It is always dangerous to speak in generalities, but I am going to do just that because a post called 4 things that might happen to you in ministry is not quite as compelling. It also might not be as honest. For those of you who have been in ministry for a while, I suspect that these things may have happened to you several times. For those of you who are just starting your ministry journey, the best thing that you can do is to prepare for when these things happen to you.
1. You will think that you can do someone else’s job better. I used to think that this is one of those things that you should repent of right away and feel bad for not being a team player. I have now actually come to a place where I see this as neutral. There are times when I look at the other ministries of the church and think of ways that I could improve them. Now, while many of these times I would be wrong, there are times when I have been able to give suggestions that helped the overall ministry of the church. The key is whether you will use you ideas to build the church and ministry team or whether you will use it to destroy the team. For example, I really did not think that we were doing the right thing in our service having an instrumental offering time. It slowed the service down and created some weird stops and starts for what we were trying to do. I could have chosen to build support in the congregation or criticize our worship team, or I could use the processes in place to offer a reasoned suggestion in our staff meeting. I chose the latter and the changes made sense so we are doing them.
2. You will think it is up to you to find the magic words to convert one of your students. In the past year we have had a number of students who are coming to our programs who are not Christians and have no background in church. In a movie, I would say a particular phrase where, when hearing it, the student would then break down into tears and confess faith in Jesus and then become the next Billy Graham. In real life, I will get to know the student, have some conversations about his faith, work with him through some issues he has with believing in God, pray often for his salvation, and in the end hope that he chooses to follow Christ. There are no magic words and we must realize that we rely on God’s timing to bring people to faith.
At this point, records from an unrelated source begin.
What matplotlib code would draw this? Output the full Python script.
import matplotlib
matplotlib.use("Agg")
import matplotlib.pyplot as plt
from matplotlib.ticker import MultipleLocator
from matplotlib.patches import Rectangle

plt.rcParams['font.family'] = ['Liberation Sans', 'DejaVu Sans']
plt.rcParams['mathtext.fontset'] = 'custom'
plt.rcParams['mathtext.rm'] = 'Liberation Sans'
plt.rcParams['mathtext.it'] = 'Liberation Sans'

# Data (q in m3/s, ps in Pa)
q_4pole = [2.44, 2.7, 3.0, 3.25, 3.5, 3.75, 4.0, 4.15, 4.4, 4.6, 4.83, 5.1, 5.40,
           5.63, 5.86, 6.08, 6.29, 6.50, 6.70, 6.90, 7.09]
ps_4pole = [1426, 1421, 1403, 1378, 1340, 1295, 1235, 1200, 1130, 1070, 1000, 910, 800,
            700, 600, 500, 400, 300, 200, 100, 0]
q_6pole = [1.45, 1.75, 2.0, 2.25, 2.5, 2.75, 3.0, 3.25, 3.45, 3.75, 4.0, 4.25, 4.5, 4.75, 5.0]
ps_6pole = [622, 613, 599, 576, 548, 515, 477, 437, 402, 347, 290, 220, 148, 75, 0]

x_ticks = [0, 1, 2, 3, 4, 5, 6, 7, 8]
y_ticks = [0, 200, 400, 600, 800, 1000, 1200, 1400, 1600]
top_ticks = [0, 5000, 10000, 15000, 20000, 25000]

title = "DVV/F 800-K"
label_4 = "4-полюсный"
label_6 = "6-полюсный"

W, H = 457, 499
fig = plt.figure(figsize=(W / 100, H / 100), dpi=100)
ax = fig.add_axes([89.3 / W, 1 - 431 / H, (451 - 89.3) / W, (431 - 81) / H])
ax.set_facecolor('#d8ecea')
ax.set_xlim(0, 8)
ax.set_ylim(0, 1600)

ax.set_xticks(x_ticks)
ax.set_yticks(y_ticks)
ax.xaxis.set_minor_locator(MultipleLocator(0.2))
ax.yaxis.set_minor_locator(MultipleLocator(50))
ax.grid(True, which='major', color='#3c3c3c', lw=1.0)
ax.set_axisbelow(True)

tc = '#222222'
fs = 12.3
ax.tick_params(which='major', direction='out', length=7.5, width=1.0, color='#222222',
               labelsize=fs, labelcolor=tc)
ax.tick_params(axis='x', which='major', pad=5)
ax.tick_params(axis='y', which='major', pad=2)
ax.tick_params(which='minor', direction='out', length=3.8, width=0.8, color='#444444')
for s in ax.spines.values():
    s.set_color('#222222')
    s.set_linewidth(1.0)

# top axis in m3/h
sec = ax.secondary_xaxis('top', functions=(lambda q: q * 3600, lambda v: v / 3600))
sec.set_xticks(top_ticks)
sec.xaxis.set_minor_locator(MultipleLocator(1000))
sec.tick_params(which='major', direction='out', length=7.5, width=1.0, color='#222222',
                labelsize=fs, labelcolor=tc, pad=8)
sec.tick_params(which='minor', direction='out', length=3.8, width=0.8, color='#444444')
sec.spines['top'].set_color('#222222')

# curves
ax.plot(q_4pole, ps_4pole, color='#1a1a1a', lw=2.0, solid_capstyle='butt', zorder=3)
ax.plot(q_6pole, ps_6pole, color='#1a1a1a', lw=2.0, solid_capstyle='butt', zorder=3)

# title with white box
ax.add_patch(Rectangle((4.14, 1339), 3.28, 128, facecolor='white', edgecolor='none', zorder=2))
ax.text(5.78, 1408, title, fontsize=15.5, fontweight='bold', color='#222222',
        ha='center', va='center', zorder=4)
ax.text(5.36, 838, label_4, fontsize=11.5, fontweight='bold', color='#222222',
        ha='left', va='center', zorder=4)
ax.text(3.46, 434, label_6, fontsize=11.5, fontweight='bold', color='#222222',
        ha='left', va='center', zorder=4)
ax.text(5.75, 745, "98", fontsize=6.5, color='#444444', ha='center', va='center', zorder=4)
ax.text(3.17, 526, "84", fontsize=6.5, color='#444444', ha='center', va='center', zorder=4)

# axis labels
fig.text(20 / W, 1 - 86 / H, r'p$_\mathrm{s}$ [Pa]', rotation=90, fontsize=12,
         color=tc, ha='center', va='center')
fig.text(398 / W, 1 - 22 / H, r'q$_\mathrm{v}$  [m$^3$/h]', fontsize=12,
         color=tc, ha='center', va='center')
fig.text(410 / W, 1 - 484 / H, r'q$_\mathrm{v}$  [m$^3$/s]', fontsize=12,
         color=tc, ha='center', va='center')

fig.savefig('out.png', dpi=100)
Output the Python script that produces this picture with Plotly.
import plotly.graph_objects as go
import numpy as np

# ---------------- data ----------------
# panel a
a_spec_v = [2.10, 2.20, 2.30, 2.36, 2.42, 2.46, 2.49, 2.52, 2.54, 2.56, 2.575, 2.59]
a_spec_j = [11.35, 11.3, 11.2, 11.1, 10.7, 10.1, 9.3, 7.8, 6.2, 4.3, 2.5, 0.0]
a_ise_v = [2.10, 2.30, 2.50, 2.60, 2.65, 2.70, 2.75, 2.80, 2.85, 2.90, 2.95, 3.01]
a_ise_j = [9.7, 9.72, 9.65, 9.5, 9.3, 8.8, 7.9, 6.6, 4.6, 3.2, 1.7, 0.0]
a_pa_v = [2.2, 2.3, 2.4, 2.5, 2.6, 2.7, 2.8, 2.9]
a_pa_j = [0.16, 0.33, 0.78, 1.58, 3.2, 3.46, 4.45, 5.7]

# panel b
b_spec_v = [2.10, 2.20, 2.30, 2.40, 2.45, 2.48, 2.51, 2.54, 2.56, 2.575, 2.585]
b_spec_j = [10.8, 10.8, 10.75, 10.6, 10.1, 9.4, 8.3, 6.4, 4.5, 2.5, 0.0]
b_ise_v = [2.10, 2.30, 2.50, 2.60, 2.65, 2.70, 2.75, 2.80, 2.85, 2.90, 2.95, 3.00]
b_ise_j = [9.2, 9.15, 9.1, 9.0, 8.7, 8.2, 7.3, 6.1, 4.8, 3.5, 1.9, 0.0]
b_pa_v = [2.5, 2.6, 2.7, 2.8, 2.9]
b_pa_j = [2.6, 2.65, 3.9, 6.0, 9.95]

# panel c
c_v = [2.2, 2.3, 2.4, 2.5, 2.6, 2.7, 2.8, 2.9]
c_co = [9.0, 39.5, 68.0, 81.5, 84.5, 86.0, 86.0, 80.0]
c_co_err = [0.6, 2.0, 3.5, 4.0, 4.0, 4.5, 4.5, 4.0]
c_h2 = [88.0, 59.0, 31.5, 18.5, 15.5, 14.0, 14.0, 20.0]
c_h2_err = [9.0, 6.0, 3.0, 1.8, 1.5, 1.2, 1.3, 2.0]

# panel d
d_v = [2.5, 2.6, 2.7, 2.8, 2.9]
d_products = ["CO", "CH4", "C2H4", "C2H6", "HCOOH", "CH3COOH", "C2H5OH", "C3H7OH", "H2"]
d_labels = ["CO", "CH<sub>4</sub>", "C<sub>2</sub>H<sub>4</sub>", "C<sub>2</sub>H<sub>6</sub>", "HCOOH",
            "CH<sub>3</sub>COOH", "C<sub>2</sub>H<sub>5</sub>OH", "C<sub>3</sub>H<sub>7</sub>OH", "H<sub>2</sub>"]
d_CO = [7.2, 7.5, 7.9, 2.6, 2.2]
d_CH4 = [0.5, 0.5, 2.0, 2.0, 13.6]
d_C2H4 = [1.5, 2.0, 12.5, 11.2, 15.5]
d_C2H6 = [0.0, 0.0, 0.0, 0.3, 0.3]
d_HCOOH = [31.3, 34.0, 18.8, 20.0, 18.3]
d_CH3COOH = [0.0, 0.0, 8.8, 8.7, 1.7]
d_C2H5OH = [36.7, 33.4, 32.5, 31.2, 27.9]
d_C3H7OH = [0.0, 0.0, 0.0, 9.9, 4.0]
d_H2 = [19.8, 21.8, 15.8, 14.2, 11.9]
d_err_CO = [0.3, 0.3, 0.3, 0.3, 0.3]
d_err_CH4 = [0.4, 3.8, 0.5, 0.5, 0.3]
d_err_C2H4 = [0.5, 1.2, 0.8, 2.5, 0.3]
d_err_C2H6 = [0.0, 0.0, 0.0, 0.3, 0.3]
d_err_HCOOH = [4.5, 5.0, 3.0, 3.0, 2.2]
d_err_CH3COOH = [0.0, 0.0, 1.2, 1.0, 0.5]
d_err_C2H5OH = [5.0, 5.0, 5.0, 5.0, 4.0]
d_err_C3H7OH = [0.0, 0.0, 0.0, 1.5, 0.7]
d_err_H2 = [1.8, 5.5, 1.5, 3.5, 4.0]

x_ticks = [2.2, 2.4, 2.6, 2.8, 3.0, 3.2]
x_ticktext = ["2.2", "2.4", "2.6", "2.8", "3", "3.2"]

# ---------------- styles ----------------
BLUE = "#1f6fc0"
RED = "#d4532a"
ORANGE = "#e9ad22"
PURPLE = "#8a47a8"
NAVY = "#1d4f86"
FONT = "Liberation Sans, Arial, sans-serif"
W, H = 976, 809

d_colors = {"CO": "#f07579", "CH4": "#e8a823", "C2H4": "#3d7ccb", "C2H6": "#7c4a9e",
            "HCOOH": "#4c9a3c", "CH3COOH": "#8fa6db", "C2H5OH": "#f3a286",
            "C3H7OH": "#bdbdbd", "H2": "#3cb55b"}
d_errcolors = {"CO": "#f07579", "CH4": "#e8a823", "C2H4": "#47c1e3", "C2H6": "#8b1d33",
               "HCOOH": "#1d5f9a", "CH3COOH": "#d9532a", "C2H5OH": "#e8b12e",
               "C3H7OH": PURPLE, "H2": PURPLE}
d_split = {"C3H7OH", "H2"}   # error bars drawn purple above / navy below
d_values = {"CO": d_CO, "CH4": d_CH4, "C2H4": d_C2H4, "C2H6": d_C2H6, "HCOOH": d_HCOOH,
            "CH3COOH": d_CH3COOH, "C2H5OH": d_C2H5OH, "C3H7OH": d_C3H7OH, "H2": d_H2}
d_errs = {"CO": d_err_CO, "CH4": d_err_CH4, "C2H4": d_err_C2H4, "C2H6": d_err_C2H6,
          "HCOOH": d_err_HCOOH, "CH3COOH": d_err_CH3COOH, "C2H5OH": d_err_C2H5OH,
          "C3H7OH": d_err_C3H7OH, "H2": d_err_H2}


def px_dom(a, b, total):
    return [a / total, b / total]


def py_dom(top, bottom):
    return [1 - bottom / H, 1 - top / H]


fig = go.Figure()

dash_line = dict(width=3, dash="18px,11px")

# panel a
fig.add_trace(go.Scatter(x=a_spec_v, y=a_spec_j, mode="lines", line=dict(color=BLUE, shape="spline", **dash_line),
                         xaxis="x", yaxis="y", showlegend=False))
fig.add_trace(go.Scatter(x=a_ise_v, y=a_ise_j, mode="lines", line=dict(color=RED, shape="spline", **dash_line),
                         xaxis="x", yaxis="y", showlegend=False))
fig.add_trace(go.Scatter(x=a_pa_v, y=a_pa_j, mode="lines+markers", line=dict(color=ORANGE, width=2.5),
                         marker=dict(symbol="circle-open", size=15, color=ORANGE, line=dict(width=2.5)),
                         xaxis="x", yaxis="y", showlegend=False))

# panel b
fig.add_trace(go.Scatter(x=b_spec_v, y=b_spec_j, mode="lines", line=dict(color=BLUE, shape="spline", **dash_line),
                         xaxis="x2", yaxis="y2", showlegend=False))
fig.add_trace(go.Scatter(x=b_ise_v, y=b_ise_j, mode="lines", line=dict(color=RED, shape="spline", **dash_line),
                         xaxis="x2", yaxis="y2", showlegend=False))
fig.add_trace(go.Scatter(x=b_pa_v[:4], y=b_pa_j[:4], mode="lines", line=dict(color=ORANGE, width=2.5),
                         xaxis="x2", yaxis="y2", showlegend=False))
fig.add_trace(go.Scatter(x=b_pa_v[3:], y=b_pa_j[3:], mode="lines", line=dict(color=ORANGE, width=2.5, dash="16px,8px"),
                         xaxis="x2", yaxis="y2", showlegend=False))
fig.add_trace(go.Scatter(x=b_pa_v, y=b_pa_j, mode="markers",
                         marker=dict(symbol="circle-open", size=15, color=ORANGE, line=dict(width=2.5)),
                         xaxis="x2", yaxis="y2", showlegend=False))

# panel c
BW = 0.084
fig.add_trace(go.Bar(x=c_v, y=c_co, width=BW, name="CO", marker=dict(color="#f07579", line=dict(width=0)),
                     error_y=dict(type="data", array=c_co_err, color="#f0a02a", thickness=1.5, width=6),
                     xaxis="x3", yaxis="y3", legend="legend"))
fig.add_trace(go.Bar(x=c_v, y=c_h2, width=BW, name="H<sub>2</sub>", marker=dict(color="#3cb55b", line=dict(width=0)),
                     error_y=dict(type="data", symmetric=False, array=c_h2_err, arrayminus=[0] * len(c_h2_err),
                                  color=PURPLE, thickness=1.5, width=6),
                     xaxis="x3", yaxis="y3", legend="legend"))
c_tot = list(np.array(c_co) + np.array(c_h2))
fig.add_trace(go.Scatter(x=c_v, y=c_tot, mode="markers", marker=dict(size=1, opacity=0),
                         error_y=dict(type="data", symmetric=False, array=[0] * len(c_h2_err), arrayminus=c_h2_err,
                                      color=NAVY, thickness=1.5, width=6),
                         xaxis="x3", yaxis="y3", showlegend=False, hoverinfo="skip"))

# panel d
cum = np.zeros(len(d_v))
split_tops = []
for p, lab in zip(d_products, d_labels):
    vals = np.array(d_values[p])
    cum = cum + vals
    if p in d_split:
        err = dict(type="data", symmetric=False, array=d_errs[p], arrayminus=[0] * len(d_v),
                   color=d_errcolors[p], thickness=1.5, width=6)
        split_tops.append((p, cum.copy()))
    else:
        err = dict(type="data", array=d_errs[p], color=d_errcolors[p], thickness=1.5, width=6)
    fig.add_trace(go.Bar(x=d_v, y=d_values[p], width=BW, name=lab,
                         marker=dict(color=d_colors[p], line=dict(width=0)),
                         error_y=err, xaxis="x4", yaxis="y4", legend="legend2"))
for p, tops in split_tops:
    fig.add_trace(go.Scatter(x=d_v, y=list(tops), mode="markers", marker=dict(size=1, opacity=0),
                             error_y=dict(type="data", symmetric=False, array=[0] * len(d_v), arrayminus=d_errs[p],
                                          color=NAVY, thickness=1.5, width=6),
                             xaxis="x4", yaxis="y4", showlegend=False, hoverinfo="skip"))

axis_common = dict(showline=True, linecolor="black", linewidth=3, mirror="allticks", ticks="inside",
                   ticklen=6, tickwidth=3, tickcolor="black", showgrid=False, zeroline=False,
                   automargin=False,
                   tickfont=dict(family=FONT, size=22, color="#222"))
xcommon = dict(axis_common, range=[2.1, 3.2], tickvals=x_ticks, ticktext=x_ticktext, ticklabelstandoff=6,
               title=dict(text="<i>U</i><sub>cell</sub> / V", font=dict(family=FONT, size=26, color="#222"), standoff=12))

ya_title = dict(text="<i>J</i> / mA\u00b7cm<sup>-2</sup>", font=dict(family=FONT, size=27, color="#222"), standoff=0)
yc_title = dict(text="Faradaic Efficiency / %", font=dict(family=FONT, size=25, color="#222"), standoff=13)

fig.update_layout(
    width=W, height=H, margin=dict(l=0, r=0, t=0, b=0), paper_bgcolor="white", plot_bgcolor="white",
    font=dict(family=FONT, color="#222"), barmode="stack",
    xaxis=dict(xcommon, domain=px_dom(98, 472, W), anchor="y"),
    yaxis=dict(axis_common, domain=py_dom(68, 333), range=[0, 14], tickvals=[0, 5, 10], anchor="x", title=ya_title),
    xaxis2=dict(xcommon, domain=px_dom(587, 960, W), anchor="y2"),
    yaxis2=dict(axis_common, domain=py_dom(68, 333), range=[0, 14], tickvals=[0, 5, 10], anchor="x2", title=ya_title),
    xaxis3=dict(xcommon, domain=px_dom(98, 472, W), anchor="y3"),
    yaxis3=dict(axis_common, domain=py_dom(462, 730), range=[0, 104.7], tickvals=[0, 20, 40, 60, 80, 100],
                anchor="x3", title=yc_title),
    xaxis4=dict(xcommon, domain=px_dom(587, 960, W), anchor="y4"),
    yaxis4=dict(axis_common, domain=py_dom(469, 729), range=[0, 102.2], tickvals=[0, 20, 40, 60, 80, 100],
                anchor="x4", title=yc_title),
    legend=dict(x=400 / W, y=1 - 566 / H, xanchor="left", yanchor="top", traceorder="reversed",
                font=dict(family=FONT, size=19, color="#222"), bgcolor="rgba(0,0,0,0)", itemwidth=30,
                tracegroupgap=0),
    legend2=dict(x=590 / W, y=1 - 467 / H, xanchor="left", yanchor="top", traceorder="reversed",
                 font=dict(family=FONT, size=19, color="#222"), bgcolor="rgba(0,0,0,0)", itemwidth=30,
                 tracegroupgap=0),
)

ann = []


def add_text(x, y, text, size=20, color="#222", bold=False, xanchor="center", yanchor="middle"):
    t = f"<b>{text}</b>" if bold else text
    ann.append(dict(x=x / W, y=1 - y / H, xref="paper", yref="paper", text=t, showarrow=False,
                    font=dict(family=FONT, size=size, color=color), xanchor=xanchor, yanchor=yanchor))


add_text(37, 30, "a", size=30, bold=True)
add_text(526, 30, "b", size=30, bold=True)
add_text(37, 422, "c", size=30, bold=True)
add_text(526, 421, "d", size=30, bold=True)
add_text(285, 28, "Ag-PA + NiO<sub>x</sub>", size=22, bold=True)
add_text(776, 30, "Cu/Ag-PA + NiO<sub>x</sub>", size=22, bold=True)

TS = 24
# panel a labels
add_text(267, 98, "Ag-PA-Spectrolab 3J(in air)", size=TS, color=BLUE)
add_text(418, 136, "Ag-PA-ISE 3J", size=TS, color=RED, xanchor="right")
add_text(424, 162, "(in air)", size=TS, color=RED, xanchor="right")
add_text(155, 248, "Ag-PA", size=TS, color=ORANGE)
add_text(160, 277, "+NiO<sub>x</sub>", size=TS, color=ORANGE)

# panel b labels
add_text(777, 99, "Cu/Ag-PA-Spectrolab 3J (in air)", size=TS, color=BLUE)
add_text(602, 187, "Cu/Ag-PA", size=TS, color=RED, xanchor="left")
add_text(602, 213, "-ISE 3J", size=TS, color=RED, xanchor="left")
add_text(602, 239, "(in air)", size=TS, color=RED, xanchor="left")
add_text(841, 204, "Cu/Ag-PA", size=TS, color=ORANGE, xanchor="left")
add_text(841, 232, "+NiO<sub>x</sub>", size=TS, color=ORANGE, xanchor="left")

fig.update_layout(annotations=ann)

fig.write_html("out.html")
3. You will be tempted to give advice way above your qualifications. I was told this would happen while a student in divinity school. It took about ten minutes in ministry for me to face this temptation. On one of my first Sundays at this church, I was asked if I would be willing to counsel someone’s 18 year old granddaughter who was pregnant and unmarried. She was not sure what to do with the baby, and I was being asked to give her ministerial advice while still having a hard time identifying myself as a minister. The best advice I could give was to tell her to contact a pregnancy counseling group here in town. I have also been asked for marital advice, how to help a kid with ADHD, how to talk to a teen about an impending divorce, and how to help a kid with extreme anger issues. While my advice or counsel may scratch the surface, if I am honest, I am not qualified to address most of these issues. There are people whose sole jobs are to help people with these circumstances. Counseling is just one of about fifty things that I do.
4. You will need to take a break. There are ministers who believe that in order to be doing all that God has called them to do, they must never, ever, ever stop working. If that is true, then I am in trouble. I need breaks. I need time to refocus and regroup. I am guessing that you do too.